Downtime impacts revenue and trust.
Traffic patterns are rarely constant.
Production systems need both resilience and elasticity.

How It Works (Technical)

Deploy app instances across at least two AZs.
Place ALB/NLB in front of instances.
Use Auto Scaling policies on CPU, request count, or schedules.
Use health checks and replace unhealthy nodes automatically.

Users -> ALB -> Auto Scaling Group (AZ-a + AZ-b)
If AZ-a fails, traffic continues to AZ-b.

Hands-on

# View auto scaling groups
aws autoscaling describe-auto-scaling-groups --query "AutoScalingGroups[].AutoScalingGroupName" --output table

# Set desired capacity
aws autoscaling set-desired-capacity --auto-scaling-group-name web-asg --desired-capacity 4

Debugging Scenario

Problem

Auto Scaling group is not scaling out during peak traffic.

Check CloudWatch metric and threshold bindings.
Verify cooldown periods are not too high.
Check ASG max size limit and launch template errors.

Interview Questions

Beginner: What is Multi-AZ deployment?
Deploying resources across multiple availability zones in one region.

Intermediate: ALB vs NLB?
ALB is Layer 7 HTTP routing; NLB is Layer 4 high-performance TCP/UDP.

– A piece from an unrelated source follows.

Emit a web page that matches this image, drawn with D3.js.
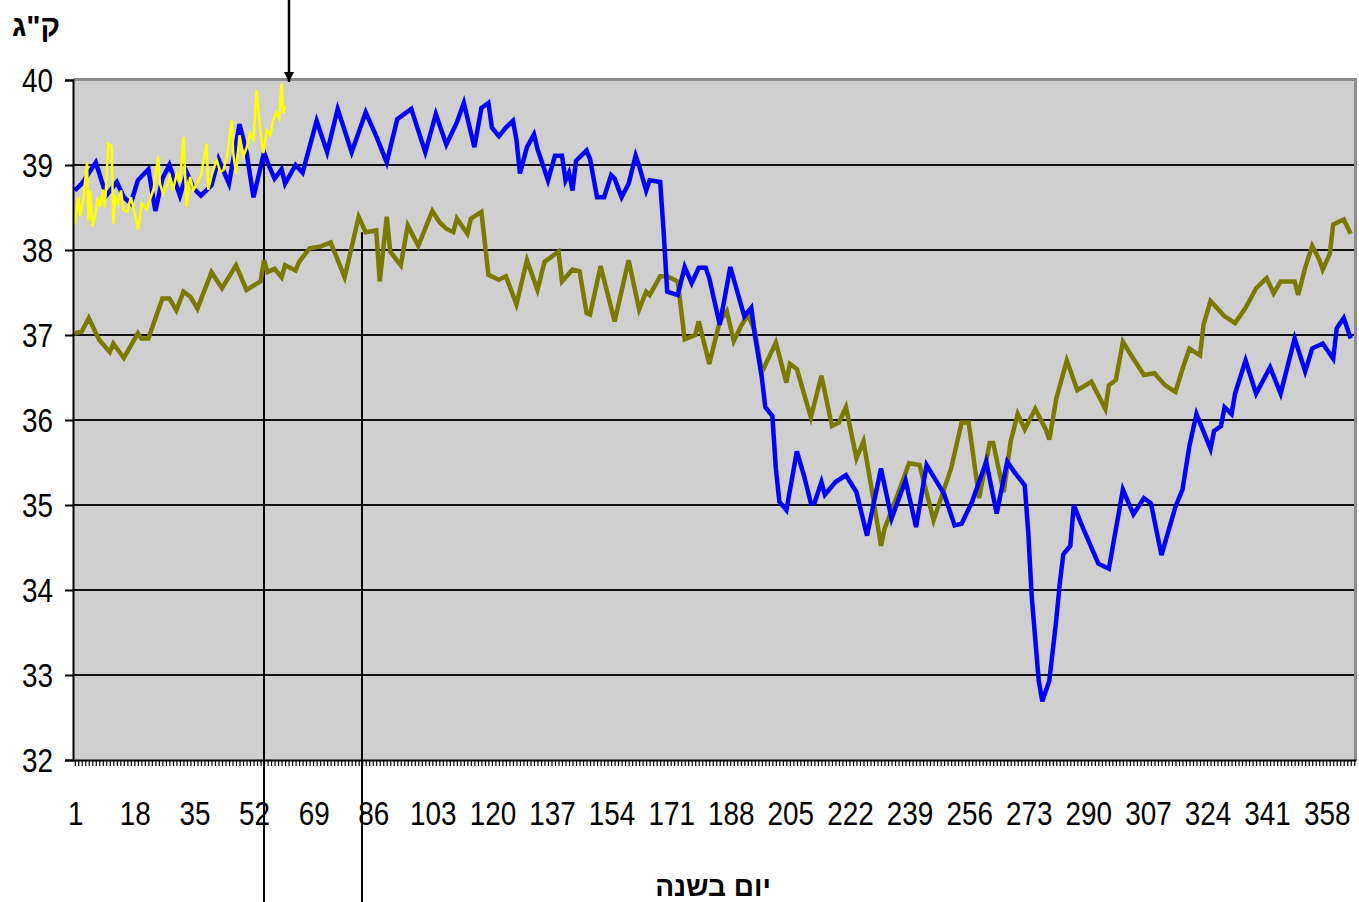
<!DOCTYPE html>
<html>
<head>
<meta charset="utf-8">
<script src="https://cdn.jsdelivr.net/npm/d3@7"></script>
<style>
  body { margin: 0; background: #fff; }
  text { font-family: "Liberation Sans", Arial, sans-serif; fill: #000; }
</style>
</head>
<body>
<script>
// day of year, kg
var blueSeries = [
  [1,38.70],[3,38.78],[7,39.03],[10,38.64],[13,38.80],[15,38.62],[17,38.55],[19,38.82],[22,38.95],[24,38.46],
  [26,38.84],[28,39.00],[31,38.64],[33,38.91],[35,38.72],[37,38.64],[40,38.76],[42,39.07],[45,38.78],[48,39.48],
  [50,39.15],[52,38.62],[55,39.15],[56,39.03],[58,38.84],[60,38.95],[61,38.78],[64,39.00],[66,38.91],[70,39.52],
  [73,39.15],[76,39.66],[80,39.15],[84,39.62],[87,39.34],[90,39.03],[93,39.54],[97,39.66],[101,39.15],[104,39.60],
  [107,39.24],[110,39.50],[112,39.73],[115,39.21],[117,39.67],[119,39.73],[120,39.44],[122,39.34],[124,39.44],[126,39.52],
  [127,39.30],[128,38.90],[130,39.21],[132,39.36],[133,39.19],[136,38.82],[138,39.11],[140,39.11],[141,38.82],[142,38.91],
  [143,38.70],[144,39.05],[147,39.17],[148,39.07],[150,38.62],[152,38.62],[154,38.88],[155,38.84],[157,38.62],[159,38.78],
  [161,39.11],[162,38.99],[164,38.70],[165,38.82],[168,38.80],[169,38.21],[170,37.51],[173,37.47],[175,37.80],[177,37.61],
  [179,37.79],[181,37.79],[182,37.67],[185,37.12],[188,37.80],[192,37.22],[194,37.32],[195,37.00],[197,36.50],[198,36.15],
  [200,36.05],[201,35.43],[202,35.04],[204,34.94],[207,35.63],[209,35.35],[211,35.02],[212,35.02],[214,35.27],[215,35.12],
  [218,35.27],[221,35.35],[224,35.15],[227,34.64],[231,35.43],[234,34.84],[238,35.29],[241,34.74],[244,35.47],[249,35.13],
  [252,34.76],[254,34.78],[257,35.04],[261,35.51],[264,34.90],[267,35.51],[269,35.39],[272,35.23],[273,34.68],[274,33.92],
  [276,32.93],[277,32.69],[279,32.93],[281,33.65],[282,34.08],[283,34.42],[285,34.52],[286,35.00],[288,34.79],[293,34.31],
  [296,34.25],[300,35.18],[303,34.89],[306,35.08],[308,35.02],[311,34.41],[315,34.98],[317,35.18],[319,35.70],[321,36.07],
  [325,35.66],[326,35.87],[328,35.93],[329,36.15],[331,36.07],[332,36.31],[335,36.70],[338,36.31],[342,36.62],[345,36.31],
  [349,36.96],[352,36.57],[354,36.84],[357,36.90],[360,36.72],[361,37.08],[363,37.20],[365,36.96]
];

var oliveSeries = [
  [1,37.02],[3,37.04],[5,37.20],[8,36.94],[11,36.80],[12,36.90],[15,36.73],[19,37.02],[20,36.96],[22,36.96],
  [26,37.43],[28,37.43],[30,37.29],[32,37.51],[34,37.45],[36,37.31],[40,37.74],[43,37.55],[47,37.82],[50,37.53],
  [54,37.63],[55,37.88],[56,37.74],[58,37.78],[60,37.68],[61,37.82],[64,37.76],[65,37.86],[68,38.02],[71,38.04],
  [74,38.09],[78,37.68],[82,38.39],[84,38.21],[87,38.23],[88,37.63],[90,38.39],[91,37.98],[94,37.82],[96,38.29],
  [99,38.05],[103,38.46],[105,38.33],[107,38.25],[109,38.21],[110,38.37],[113,38.19],[114,38.37],[117,38.45],[119,37.71],
  [122,37.65],[124,37.69],[127,37.36],[130,37.88],[133,37.53],[135,37.86],[139,37.98],[140,37.63],[143,37.77],[145,37.75],
  [147,37.26],[148,37.24],[151,37.81],[155,37.16],[159,37.88],[162,37.30],[164,37.51],[165,37.47],[168,37.69],[170,37.69],
  [173,37.63],[175,36.95],[178,37.00],[179,37.16],[182,36.66],[185,37.16],[187,37.28],[189,36.93],[191,37.10],[193,37.24],
  [195,37.05],[197,36.56],[201,36.91],[204,36.44],[205,36.66],[207,36.60],[211,36.03],[214,36.52],[217,35.93],[219,35.97],
  [221,36.15],[224,35.55],[226,35.75],[228,35.27],[231,34.52],[232,34.72],[236,35.15],[239,35.49],[242,35.47],[246,34.82],
  [249,35.19],[251,35.43],[254,35.97],[256,35.97],[259,35.08],[262,35.73],[263,35.73],[266,35.15],[268,35.75],[270,36.07],
  [272,35.89],[275,36.13],[278,35.89],[279,35.77],[281,36.25],[284,36.70],[287,36.35],[291,36.45],[295,36.13],[296,36.41],
  [298,36.47],[300,36.92],[303,36.72],[306,36.53],[309,36.55],[312,36.41],[315,36.33],[317,36.60],[319,36.84],[322,36.76],
  [323,37.12],[325,37.40],[329,37.22],[332,37.14],[335,37.32],[338,37.55],[341,37.67],[343,37.49],[345,37.63],[349,37.63],
  [350,37.47],[352,37.79],[354,38.05],[356,37.89],[357,37.77],[359,37.95],[360,38.30],[363,38.36],[365,38.19]
];

var yellowSeries = [
  [1,38.30],[2,38.62],[2.6,38.40],[3.4,38.59],[4.5,39.03],[4.9,38.35],[5.4,38.70],[6,38.28],[6.8,38.40],[7.5,38.62],
  [8.2,38.51],[9.1,38.71],[9.6,38.50],[10.6,39.25],[11.5,39.22],[12,38.31],[12.6,38.62],[13.4,38.55],[14.2,38.70],[14.9,38.47],
  [16,38.45],[17,38.62],[17.7,38.51],[19.1,38.24],[20.1,38.55],[21.5,38.48],[22.5,38.60],[23.5,38.72],[24.8,39.10],[25.3,38.78],
  [26.2,38.66],[27.2,38.75],[28.2,38.86],[29,38.70],[30.1,38.90],[31,38.80],[32,39.33],[32.9,38.51],[33.9,38.86],[34.8,38.70],
  [35.8,38.78],[37,38.88],[38.6,39.25],[39.1,38.71],[40.2,38.90],[41.5,39.06],[42.5,38.92],[43.4,38.94],[44.5,39.12],[45.8,39.53],
  [46.2,39.14],[47,38.90],[48,39.35],[49.1,39.10],[50,39.20],[51,39.37],[52,39.30],[52.9,39.88],[53.9,39.41],[54.8,39.14],
  [55.8,39.41],[56.8,39.35],[57.6,39.53],[58.5,39.62],[59.3,39.55],[60,39.96],[60.5,39.61],[61,39.70]
];

var yTicks = [32, 33, 34, 35, 36, 37, 38, 39, 40];
var xLabels = [1, 18, 35, 52, 69, 86, 103, 120, 137, 154, 171, 188, 205, 222, 239, 256, 273, 290, 307, 324, 341, 358];
var markDays = [55, 83];   // drop lines
var arrowDay = 62;
var yTitle = "ק\"ג";
var xTitle = "יום בשנה";

var W = 1359, H = 902;
var margin = {left: 73, right: 3, top: 80, bottom: 142};
var x0 = margin.left, x1 = W - margin.right, y0 = H - margin.bottom, y1 = margin.top;

var svg = d3.select("body").append("svg").attr("width", W).attr("height", H);

var x = d3.scaleLinear().domain([0.5, 366.5]).range([x0, x1]);
var y = d3.scaleLinear().domain([32, 40]).range([y0, y1]);

// plot background
svg.append("rect").attr("x", x0).attr("y", y1).attr("width", x1 - x0).attr("height", y0 - y1)
   .attr("fill", "#cfcfcf");

// gridlines
svg.append("g").selectAll("line").data(yTicks.filter(function(d){ return d > 32 && d < 40; }))
   .enter().append("line")
   .attr("x1", x0).attr("x2", x1)
   .attr("y1", function(d){ return y(d); }).attr("y2", function(d){ return y(d); })
   .attr("stroke", "#111").attr("stroke-width", 2);

// top/right frame
svg.append("path")
   .attr("d", "M" + x0 + "," + (y1 - 0.5) + "H" + (x1 - 0.5) + "V" + y0)
   .attr("fill", "none").attr("stroke", "#8c8c8c").attr("stroke-width", 3);

var line = d3.line().x(function(d){ return x(d[0]); }).y(function(d){ return y(d[1]); });

function valueAt(series, day) {
  var i = d3.bisector(function(d){ return d[0]; }).left(series, day);
  return series[Math.min(i, series.length - 1)][1];
}

// drop lines
svg.append("g").selectAll("line").data(markDays).enter().append("line")
   .attr("x1", function(d){ return Math.round(x(d)); }).attr("x2", function(d){ return Math.round(x(d)); })
   .attr("y1", function(d, i){ return y(valueAt(i === 0 ? blueSeries : oliveSeries, d)); })
   .attr("y2", H)
   .attr("stroke", "#000").attr("stroke-width", 2);

svg.append("path").datum(oliveSeries).attr("d", line)
   .attr("fill", "none").attr("stroke", "#7a7a00").attr("stroke-width", 4.5).attr("stroke-linejoin", "miter");
svg.append("path").datum(blueSeries).attr("d", line)
   .attr("fill", "none").attr("stroke", "#0000ff").attr("stroke-width", 4.5).attr("stroke-linejoin", "miter");
svg.append("path").datum(yellowSeries).attr("d", line)
   .attr("fill", "none").attr("stroke", "#ffff00").attr("stroke-width", 2.5);

// y axis
var yAxis = svg.append("g").attr("transform", "translate(" + x0 + ",0)")
   .call(d3.axisLeft(y).tickValues(yTicks).tickSize(8).tickFormat(""));
yAxis.select(".domain").attr("stroke", "#000").attr("stroke-width", 2);
yAxis.selectAll(".tick line").attr("stroke", "#000").attr("stroke-width", 2);
svg.append("g").selectAll("text").data(yTicks).enter().append("text")
   .attr("transform", function(d){ return "translate(53," + (y(d) + 12) + ") scale(0.82,1)"; })
   .attr("text-anchor", "end").attr("font-size", 34)
   .text(function(d){ return d; });

// x axis, one tick per day
var xAxis = svg.append("g").attr("transform", "translate(0," + y0 + ")")
   .call(d3.axisBottom(x).tickValues(d3.range(1, 367)).tickSize(6).tickSizeOuter(0).tickFormat(""));
xAxis.select(".domain").attr("stroke", "#000").attr("stroke-width", 2);
xAxis.selectAll(".tick line").attr("stroke", "#000").attr("stroke-width", 1.2);
svg.append("g").selectAll("text").data(xLabels).enter().append("text")
   .attr("transform", function(d){ return "translate(" + (x(d) + 1) + ",825) scale(0.82,1)"; })
   .attr("text-anchor", "middle").attr("font-size", 34)
   .text(function(d){ return d; });

// arrow
svg.append("defs").append("marker").attr("id", "ah")
   .attr("viewBox", "0 0 10 10").attr("refX", 10).attr("refY", 5)
   .attr("markerWidth", 4).attr("markerHeight", 4).attr("markerUnits", "strokeWidth").attr("orient", "auto")
   .append("path").attr("d", "M0,0L10,5L0,10Z").attr("fill", "#000");
svg.append("line")
   .attr("x1", Math.round(x(arrowDay))).attr("x2", Math.round(x(arrowDay)))
   .attr("y1", 0).attr("y2", y(40) + 2)
   .attr("stroke", "#000").attr("stroke-width", 2.5).attr("marker-end", "url(#ah)");

// titles
svg.append("text").attr("x", 36).attr("y", 36).attr("text-anchor", "middle")
   .attr("font-size", 30).attr("font-weight", "bold").text(yTitle);
svg.append("text").attr("x", 713).attr("y", 896).attr("text-anchor", "middle")
   .attr("font-size", 28).attr("font-weight", "bold").text(xTitle);
</script>
</body>
</html>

Scenario: One AZ goes down during Black Friday. How should system behave?
ALB routes traffic to healthy AZ, ASG rebalances capacity, and user impact stays minimal.

Real-world Usage

Retail platforms combine ALB, ASG, and Multi-AZ managed databases to keep checkout available during sale spikes.

Summary

HA prevents outages from single-point failure.
Scaling protects user experience during demand surges.
Health checks and automation make resilience practical.